Lead in Water Program

  • Testing Methodology and Protocol

    Purpose

    The district goal is to provide lead safe drinking water sources throughout all its facilities. This will include identification of water sources that are considered drinking sources and testing and follow-up procedures.

    Methodology

    This program is modeled after the Minnesota Department of Health’s “Reducing Lead in Drinking Water: A Manual for Minnesota’s Schools.” The program identifies potable water sources, sources for lead, and outlines follow-up procedures for fixtures testing high in lead content.

    Testing Protocol:

    1. Sample collection is performed on Sundays (low use day) to obtain a “worst case” sample of the drinking water a person may consume from a fixture.
    2. The water is the “first draw” of water from a fixture.
    3. The sample collection size is 250 ml.
    4. The samples a sent to a Minnesota Department of Health (MDH) approved lab for analysis or analyzed with an approved anodic stripping voltammetry method.
    5. Test results should be at or below 20 parts per billion (ppb).
    6. All drinking water sources shall be sampled every five years.
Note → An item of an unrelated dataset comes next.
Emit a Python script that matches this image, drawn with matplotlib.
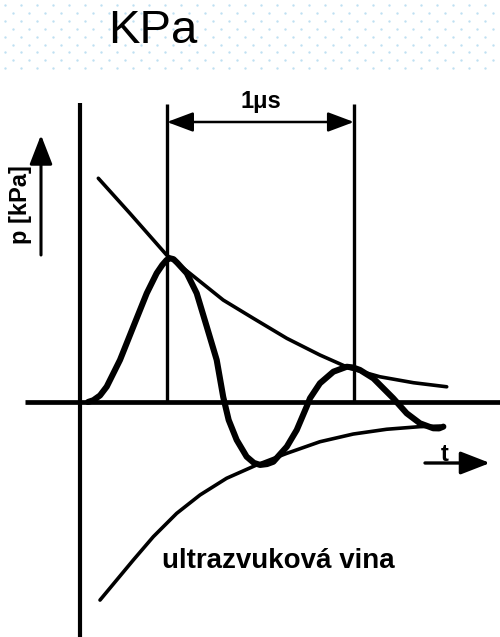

    Drinking water sources include:

    • Drinking fountains
    • Sinks in classrooms (exception science lab rooms in junior and senior highs).
    • All kitchen area sources.
    • All nurse/heath area sources.
    • Water dispensers (not bottled).
    • Restroom sinks.
    • Office sinks.
    • Boiler Room sinks and first draws.
    • Additional sources may be added if they are identified as sources of consumption by facility occupants.

    High Test Results

    Fixtures testing above 20 ppb shall have a follow-up sample collected as outlined above AFTER the water has ran for 15 seconds. If the sample analysis is at or below 20 ppb, this fixture is safe for drinking anytime provided it has been flushed for 15 seconds.

    Fixtures failing the “flush test” shall be either turned off until replacement of the fixture or labeled as not recommended for consumption.